It won't be. it's not on the cpu's so why would this be different.
CPUs use an IF interconnect through a PCB substrate. This uses a non-IF interconnect through an active (presumably silicon) interposer. It would thus be different because it's using different technology. The use of an interposer is likely to allow for far higher bandwidth, lower latency, and better signal integrity.
Is there a good reason for them to use the same design on the gpu as the cpu, or are they just stroking themselves because it seems to be working so well on the cpu's?
They aren't. See above. Also, CPU cores are individually visible to the system; GPU cores are hidden behind one monolithic "device". This seems to be continuing the latter, just across several chiplets, not implementing a form of mGPU (several GPU devices visible to the system).
Is there actually an advantage to this on the gpu? why is monolithic gpu design suddenly cack? or is everyone gonna just go hoorah for Amd as Intel are now the "underdog"
Advantage? Well, current GPUs are
really expensive to manufacture as they are huge high-performance, high-power dice on cutting-edge production nodes. Navi 21 with 80 CUs is 550mm² on 7nm, making it likely very, very expensive to produce. Now imagine next-gen 100-120CU GPUs on 5nm. Sure, density will increase, but you'll be talking about far more transistors and still huge area. Splitting that into, for example, three ~250mm2 dice would
dramatically lower production costs, while likely allowing for higher overall CU counts (as you can get more functional parts with lower risks of defects). Smaller dice also let you utilize more of the wafer, further increasing yields. Chiplets are undoubtedly the way of the future for all high performance computing, it's just a question of getting it to work as well as monolithic parts.
An example - these die sizes are made up, and I'm assuming linear CU scaling per area here which is a bit on the optimistic side, but reasonably representative. Yield rate is based on published TSMC yield data of 0.09 defects/cm². Yield calculations from
here.
-A 15x15mm die (225mm²) fits 256 dice per 300mm wafer with ~46 (partially or fully) defective dice.
-A 15x30mm die (450mm²) fits 116 dice per 300mm wafer with ~38 (partially or fully) defective dice.
In other words halving die size increases dice per wafer by 120%, while defective dice only increase by 21%. In other words you're left with
far more fault-free silicon, giving a lot more flexibility in binning and product segmentation. If 10% of error-free dice hit the top clock speed/voltage bin, that's ~7.8 dice per wafer on the larger die or ~21 dice per wafer on the smaller die. If two of the smaller can be combined to work as an equivalent of one of the larger, you then have ~2,7 more useable flagship GPUs per wafer or a 34% increase in yields for the top bin, and far more flexibility for the remainder, seeing how it can be used for either 1- or 2-die configurations, giving a much wider possible range of configurations and thus a higher chance of utilizing faulty dice too (a >50% cut-down SKU of a large die is immensely wasteful and extremely unlikely to happen, after all).

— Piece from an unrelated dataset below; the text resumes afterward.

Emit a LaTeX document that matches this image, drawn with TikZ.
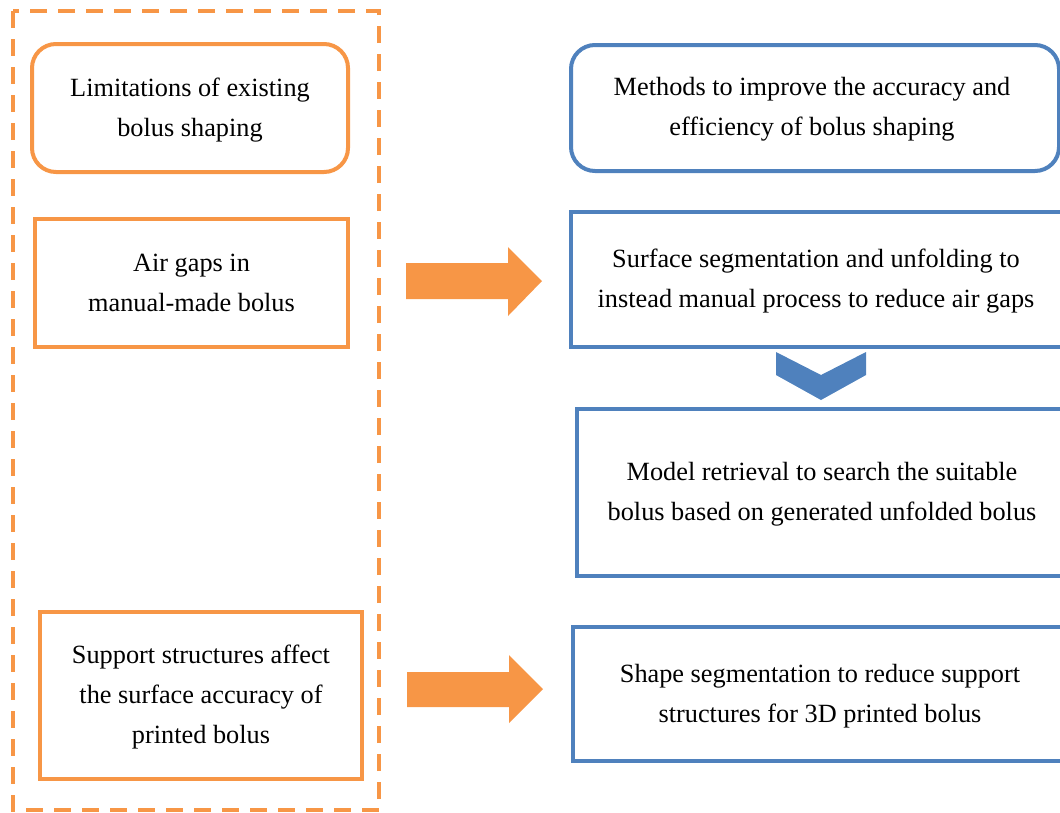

Also, cost goes way down. Assuming a per-wafer cost of $20 000, the smaller die ends up at ~$95/die (not counting defective dice), while the larger die ends up at ~$256 (same). Taking into account the higher likelihood of being able to use the defective dice from the smaller design, that further brings down prices. If 50% of defective small dice can be used vs. 30% of defective large dice, that's ~$86 vs. ~$206.
Nobody is saying monolithic GPU designs are cack, but we're reaching the practical and economical upper limits of monolithic GPU die designs. If we want better performance at even remotely accessible prices in the future, we need new ways of making these chips.